What is asked
Repeat exactly the lines running from the first line of the data to the line containing "53.29, 54.13, 54.56, 57.26, 57.02, 48.93, 48.33, 52.18]", both ends included, and nothing else; drop the pictures.

Dataset section
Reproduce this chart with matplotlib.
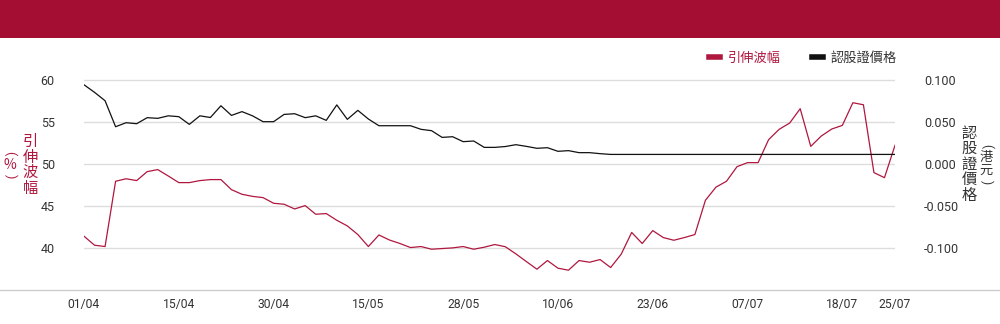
import matplotlib
matplotlib.use("Agg")
import matplotlib.pyplot as plt
from matplotlib.lines import Line2D
from matplotlib.patches import Rectangle

plt.rcParams['font.family'] = ['Roboto', 'Noto Sans CJK TC', 'DejaVu Sans']
plt.rcParams['axes.unicode_minus'] = False

# ---- data ----
dates = ["01/04", "02/04", "03/04", "07/04", "08/04", "09/04", "10/04", "11/04", "14/04", "15/04",
         "16/04", "17/04", "22/04", "23/04", "24/04", "25/04", "28/04", "29/04", "30/04",
         "02/05", "06/05", "07/05", "08/05", "09/05", "12/05", "13/05", "14/05", "15/05", "16/05",
         "19/05", "20/05", "21/05", "22/05", "23/05", "26/05", "27/05", "28/05", "29/05", "30/05",
         "02/06", "03/06", "04/06", "05/06", "06/06", "09/06", "10/06", "11/06", "12/06", "13/06",
         "16/06", "17/06", "18/06", "19/06", "20/06", "23/06", "24/06", "25/06", "26/06", "27/06",
         "30/06", "02/07", "03/07", "04/07", "07/07", "08/07", "09/07", "10/07", "11/07", "14/07",
         "15/07", "16/07", "17/07", "18/07", "21/07", "22/07", "23/07", "24/07", "25/07"]

implied_vol = [41.35, 40.28, 40.12, 47.9, 48.2, 47.98, 49.05, 49.29, 48.53, 47.74,
               47.74, 47.98, 48.1, 48.1, 46.9, 46.35, 46.1, 45.95, 45.28, 45.16,
               44.6, 45.0, 43.97, 44.05, 43.25, 42.58, 41.55, 40.12, 41.5, 40.9,
               40.48, 40.0, 40.12, 39.8, 39.88, 39.96, 40.12, 39.8, 40.04, 40.36,
               40.1, 39.25, 38.33, 37.42, 38.45, 37.54, 37.3, 38.45, 38.25, 38.57,
               37.62, 39.2, 41.8, 40.48, 42.02, 41.19, 40.87, 41.19, 41.55, 45.63,
               47.2, 47.9, 49.64, 50.12, 50.12, 52.86, 54.09, 54.84, 56.55, 52.06,
               53.29, 54.13, 54.56, 57.26, 57.02, 48.93, 48.33, 52.18]

warrant_price = [0.094, 0.085, 0.075, 0.044, 0.0488, 0.0476, 0.0548, 0.054, 0.057, 0.056,
                 0.0468, 0.057, 0.055, 0.069, 0.0575, 0.062, 0.057, 0.050, 0.050, 0.0587,
                 0.0595, 0.0548, 0.057, 0.0516, 0.070, 0.0528, 0.0635, 0.0532, 0.0452, 0.0452,
                 0.0452, 0.0452, 0.0409, 0.0393, 0.0313, 0.0321, 0.0262, 0.027, 0.0194, 0.0194,
                 0.0204, 0.0226, 0.0206, 0.0183, 0.019, 0.0147, 0.0155, 0.0131, 0.0131, 0.0119,
                 0.011, 0.011, 0.011, 0.011, 0.011, 0.011, 0.011, 0.011, 0.011, 0.011,
                 0.011, 0.011, 0.011, 0.011, 0.011, 0.011, 0.011, 0.011, 0.011, 0.011,
                 0.011, 0.011, 0.011, 0.011, 0.011, 0.011, 0.011, 0.011]

tick_labels = ["01/04", "15/04", "30/04", "15/05", "28/05", "10/06", "23/06", "07/07", "18/07", "25/07"]
left_ticks = [40, 45, 50, 55, 60]
right_ticks = [-0.100, -0.050, 0.000, 0.050, 0.100]

series_names = ["引伸波幅", "認股證價格"]
left_unit = "%"
right_unit = "港元"

RED = "#b0173f"
BANNER = "#a50e33"
BLACK = "#111111"
TXT = "#333333"
CJK = ['Noto Sans CJK TC', 'DejaVu Sans']

# ---- figure ----
W, H = 1000, 324
fig = plt.figure(figsize=(W / 100, H / 100), dpi=100)
fig.patch.set_facecolor("white")

# banner
fig.patches.append(Rectangle((0, 1 - 38 / H), 1, 38 / H, transform=fig.transFigure,
                             facecolor=BANNER, edgecolor="none", zorder=0))

x0, x1 = 84, 895
ytop, ybot = 68, 289.5
ax = fig.add_axes([x0 / W, 1 - ybot / H, (x1 - x0) / W, (ybot - ytop) / H])
ax2 = ax.twinx()

xs = list(range(len(dates)))
ax.plot(xs, implied_vol, color=RED, lw=0.9, zorder=3, solid_joinstyle='round')
ax2.plot(xs, warrant_price, color=BLACK, lw=0.9, zorder=2, solid_joinstyle='round')

ax.set_xlim(0, len(dates) - 1)
ax.set_ylim(35, 61.4)
ax2.set_ylim((35 - 50) * 0.01, (61.4 - 50) * 0.01)

tick_idx = [dates.index(t) for t in tick_labels]
ax.set_xticks(tick_idx)
ax.set_xticklabels(tick_labels)
ax.set_yticks(left_ticks)
ax.set_yticklabels([f"{v:d}" for v in left_ticks])
ax2.set_yticks(right_ticks)
ax2.set_yticklabels([f"{v:.3f}" for v in right_ticks])

ax.grid(axis='y', color="#dddddd", lw=1.0)
ax.set_axisbelow(True)
for a in (ax, ax2):
    for s in a.spines.values():
        s.set_visible(False)
ax.tick_params(axis='y', length=0, pad=21, labelsize=9, labelcolor=TXT)
ax.tick_params(axis='x', length=0, pad=6, labelsize=8.7, labelcolor=TXT)
ax2.tick_params(axis='y', length=0, pad=21, labelsize=9, labelcolor=TXT)

# bottom axis line across full width
fig.add_artist(Line2D([0, 1], [1 - ybot / H, 1 - ybot / H], transform=fig.transFigure,
                      color="#cccccc", lw=1.0))


def fy(y):
    return 1 - y / H


def vcolumn(x, ycenter, chars, color, size, ch_h, br_h):
    """Stack characters vertically; ASCII brackets are rotated as in CJK vertical text."""
    heights = [br_h if ch in "()" else ch_h for ch in chars]
    total = sum(heights)
    y = ycenter - total / 2
    for ch, h in zip(chars, heights):
        yc = y + h / 2
        if ch in "()":
            fig.text(x / W, fy(yc), ch, color=color, family=['Roboto', 'DejaVu Sans'],
                     fontsize=size * 0.9, ha='center', va='center', rotation=-90,
                     rotation_mode='anchor')
        else:
            fig.text(x / W, fy(yc), ch, color=color, family=CJK, fontsize=size,
                     ha='center', va='center')
        y += h


# vertical axis titles
vcolumn(30.5, 165, series_names[0], RED, 11, 15.5, 8)
vcolumn(10, 165, "(" + left_unit + ")", RED, 10, 14, 9)
vcolumn(969.5, 164, series_names[1], TXT, 11, 15.5, 8)
vcolumn(986.5, 164, "(" + right_unit + ")", TXT, 9.5, 12.5, 10.5)

# legend
handles = [Line2D([], [], color=RED, lw=4), Line2D([], [], color=BLACK, lw=4)]
leg = fig.legend(handles, series_names, loc='center right', bbox_to_anchor=(909 / W, fy(58)),
                 ncol=2, frameon=False, handlelength=0.8, handletextpad=0.6,
                 columnspacing=2.4, prop={'family': CJK, 'size': 9.5})
for t, c in zip(leg.get_texts(), [RED, TXT]):
    t.set_color(c)

fig.savefig("out.png", dpi=100, facecolor="white")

Task answer
Reproduce this chart with matplotlib.
import matplotlib
matplotlib.use("Agg")
import matplotlib.pyplot as plt
from matplotlib.lines import Line2D
from matplotlib.patches import Rectangle

plt.rcParams['font.family'] = ['Roboto', 'Noto Sans CJK TC', 'DejaVu Sans']
plt.rcParams['axes.unicode_minus'] = False

# ---- data ----
dates = ["01/04", "02/04", "03/04", "07/04", "08/04", "09/04", "10/04", "11/04", "14/04", "15/04",
         "16/04", "17/04", "22/04", "23/04", "24/04", "25/04", "28/04", "29/04", "30/04",
         "02/05", "06/05", "07/05", "08/05", "09/05", "12/05", "13/05", "14/05", "15/05", "16/05",
         "19/05", "20/05", "21/05", "22/05", "23/05", "26/05", "27/05", "28/05", "29/05", "30/05",
         "02/06", "03/06", "04/06", "05/06", "06/06", "09/06", "10/06", "11/06", "12/06", "13/06",
         "16/06", "17/06", "18/06", "19/06", "20/06", "23/06", "24/06", "25/06", "26/06", "27/06",
         "30/06", "02/07", "03/07", "04/07", "07/07", "08/07", "09/07", "10/07", "11/07", "14/07",
         "15/07", "16/07", "17/07", "18/07", "21/07", "22/07", "23/07", "24/07", "25/07"]

implied_vol = [41.35, 40.28, 40.12, 47.9, 48.2, 47.98, 49.05, 49.29, 48.53, 47.74,
               47.74, 47.98, 48.1, 48.1, 46.9, 46.35, 46.1, 45.95, 45.28, 45.16,
               44.6, 45.0, 43.97, 44.05, 43.25, 42.58, 41.55, 40.12, 41.5, 40.9,
               40.48, 40.0, 40.12, 39.8, 39.88, 39.96, 40.12, 39.8, 40.04, 40.36,
               40.1, 39.25, 38.33, 37.42, 38.45, 37.54, 37.3, 38.45, 38.25, 38.57,
               37.62, 39.2, 41.8, 40.48, 42.02, 41.19, 40.87, 41.19, 41.55, 45.63,
               47.2, 47.9, 49.64, 50.12, 50.12, 52.86, 54.09, 54.84, 56.55, 52.06,
               53.29, 54.13, 54.56, 57.26, 57.02, 48.93, 48.33, 52.18]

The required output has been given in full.